# Expats in 2 countries



## Guest (Dec 25, 2010)

Hi all!

Can someone advice about being an expat in 2 countries.

I am a swede but living in Frankfurt. Now we are planning to live most of the year in Cyprus and the rest in Germany. How is it with recidency? We will be recidents of cyprus because we live there more then 183 days per year. What will happen with our German recidency? We will keep an apartment in Germany. Should we be registered in it?

Anyone who knows?

Anders, Frankfurt


----------



## James3214 (Jun 25, 2009)

As far as I know, if you are going to be in Germany more than 3 months you have to be registered and you will probably find it difficult to do anything officially (even open a bank a/c) without being registered.
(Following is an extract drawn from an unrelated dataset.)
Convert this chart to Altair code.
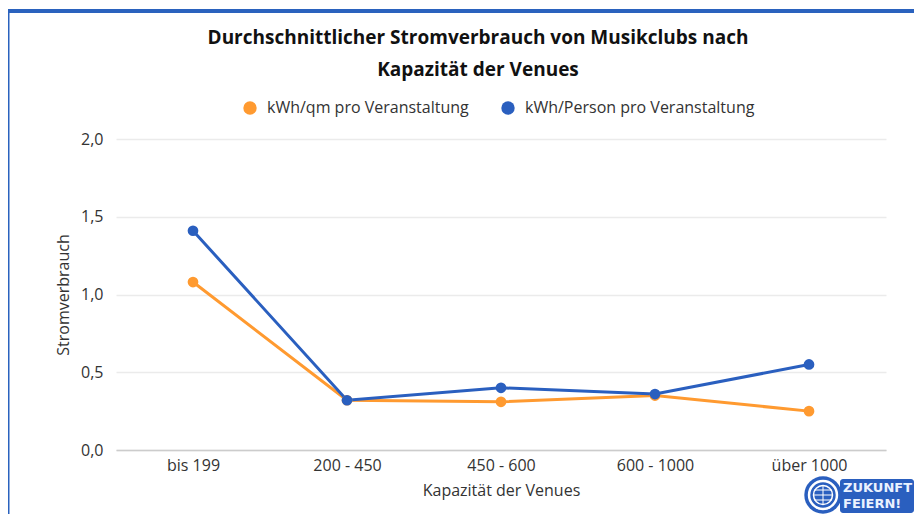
import altair as alt
import pandas as pd

categories = ["bis 199", "200 - 450", "450 - 600", "600 - 1000", "über 1000"]
series_names = ["kWh/qm pro Veranstaltung", "kWh/Person pro Veranstaltung"]
qm_values = [1.08, 0.32, 0.31, 0.35, 0.25]
person_values = [1.41, 0.32, 0.40, 0.36, 0.55]
y_ticks = [0.0, 0.5, 1.0, 1.5, 2.0]
colors = ["#ff9a30", "#2a5fbf"]

rows = []
for c, v in zip(categories, qm_values):
    rows.append({"Kategorie": c, "Serie": series_names[0], "Wert": v})
for c, v in zip(categories, person_values):
    rows.append({"Kategorie": c, "Serie": series_names[1], "Wert": v})
df = pd.DataFrame(rows)

FONT = "Open Sans"
TXT = "#333333"

x_enc = alt.X(
    "Kategorie:N",
    sort=categories,
    scale=alt.Scale(type="point", padding=0.5),
    axis=alt.Axis(
        title="Kapazität der Venues",
        labelAngle=0,
        ticks=False,
        domainColor="#cccccc",
        domainWidth=1.5,
        labelPadding=7,
        titlePadding=9,
        labelFontSize=16,
        titleFontSize=16,
        labelColor=TXT,
        titleColor=TXT,
        labelFont=FONT,
        titleFont=FONT,
        titleFontWeight="normal",
        grid=False,
    ),
)
y_enc = alt.Y(
    "Wert:Q",
    scale=alt.Scale(domain=[0, 2], nice=False),
    axis=alt.Axis(
        title="Stromverbrauch",
        values=y_ticks,
        labelExpr="replace(format(datum.value, '.1f'), '.', ',')",
        ticks=False,
        domain=False,
        gridColor="#ebebeb",
        gridWidth=1.5,
        labelPadding=13,
        titlePadding=9,
        labelFontSize=16,
        titleFontSize=16,
        labelColor=TXT,
        titleColor=TXT,
        labelFont=FONT,
        titleFont=FONT,
        titleFontWeight="normal",
    ),
)
color_enc = alt.Color(
    "Serie:N",
    scale=alt.Scale(domain=series_names, range=colors),
    sort=series_names,
    legend=alt.Legend(
        title=None,
        orient="none",
        direction="horizontal",
        legendX=126,
        legendY=-39,
        symbolType="circle",
        symbolSize=180,
        symbolStrokeWidth=0,
        symbolOpacity=1,
        labelFontSize=16,
        labelFont=FONT,
        labelColor=TXT,
        labelOffset=9,
        labelLimit=0,
        columnPadding=31,
    ),
)

base = alt.Chart(df).encode(x=x_enc, y=y_enc, color=color_enc)
lines = base.mark_line(strokeWidth=3)
points = base.mark_circle(size=115, opacity=1)

one = pd.DataFrame({"a": [0]})
border_top = alt.Chart(one).mark_rule(color="#2a62be", strokeWidth=4).encode(
    x=alt.value(-112), x2=alt.value(820), y=alt.value(-128)
)
border_left = alt.Chart(one).mark_rule(color="#2a62be", strokeWidth=5).encode(
    x=alt.value(-109), y=alt.value(-130), y2=alt.value(390)
)

LX, LY = 707, 356
logo_disc = alt.Chart(one).mark_point(
    shape="circle", filled=True, color="#2a5fbf", size=1400, opacity=1
).encode(x=alt.value(LX), y=alt.value(LY))
logo_ring = alt.Chart(one).mark_point(
    shape="circle", filled=False, color="white", size=780, strokeWidth=2.5, opacity=1
).encode(x=alt.value(LX), y=alt.value(LY))
logo_globe = alt.Chart(one).mark_point(
    shape="circle", filled=False, color="white", size=360, strokeWidth=1.5, opacity=1
).encode(x=alt.value(LX), y=alt.value(LY))
logo_glines = alt.Chart(pd.DataFrame({"d": [-5, 0, 5]})).mark_rule(
    color="white", strokeWidth=1
).encode(x=alt.value(LX - 9), x2=alt.value(LX + 9), y=alt.value(LY), yOffset=alt.YOffset("d:Q", scale=None))
logo_vlines = alt.Chart(one).mark_rule(color="white", strokeWidth=1).encode(
    x=alt.value(LX), y=alt.value(LY - 9), y2=alt.value(LY + 9)
)
logo_plate = alt.Chart(one).mark_rect(color="#2a5fbf", cornerRadius=3).encode(
    x=alt.value(LX + 17), x2=alt.value(LX + 91), y=alt.value(LY - 16), y2=alt.value(LY + 18)
)

logo_words = pd.DataFrame({"t": ["ZUKUNFT", "FEIERN!"], "dy": [-7, 9]})
TX = LX + 20
logo_text = alt.Chart(logo_words).mark_text(
    font="DejaVu Sans", fontWeight="bold", fontSize=13, color="#eaf2ff",
    align="left", baseline="middle"
).encode(text="t:N", x=alt.value(TX), y=alt.value(LY), yOffset=alt.YOffset("dy:Q", scale=None))

chart = alt.layer(
    border_top, border_left, lines, points,
    logo_plate, logo_disc, logo_ring, logo_globe, logo_glines, logo_vlines,
    logo_text,
).properties(
    width=770,
    height=311,
    padding={"left": 108, "top": 131, "right": 28, "bottom": 64},
    autosize=alt.AutoSizeParams(type="none"),
    title=alt.TitleParams(
        text=["Durchschnittlicher Stromverbrauch von Musikclubs nach", "Kapazität der Venues"],
        anchor="middle",
        frame="group",
        dx=-23,
        dy=131,
        offset=58,
        fontSize=19,
        font="Open Sans",
        fontWeight="bold",
        color="#111111",
        lineHeight=32,
    ),
).configure_view(stroke=None)

chart.save("out.html", embed_options={"renderer": "svg", "actions": False})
For income tax Germany has 'dual tax' agreements or 'tax treaties' with about 90 countries (I am sure Cyprus must be one of them) and so I guess you will choose Cyprus as your place to pay income taxes and present the proof to the German tax authorities with your tax return. You should only pay tax in one country but I suggest you get good advice from a tax accountant who can advise you properly and help you with your tax returns and not leave you with any surprises later.


----------



## Guest (Dec 25, 2010)

Because we will keep the apartment in Frankfurt I am also sure that we have to be registered here.
And I see no real problem with it. We will be Residents of Cyprus taxwise so all tax will be paid there.

For the bankaccounts I have already made sure its no problem. As a EU citizen you have the right to open a bankaccount in any EU country. In fact that is one of the corner stones in the treaty, the free movement of capital.

Thanks for your answer

Anders


----------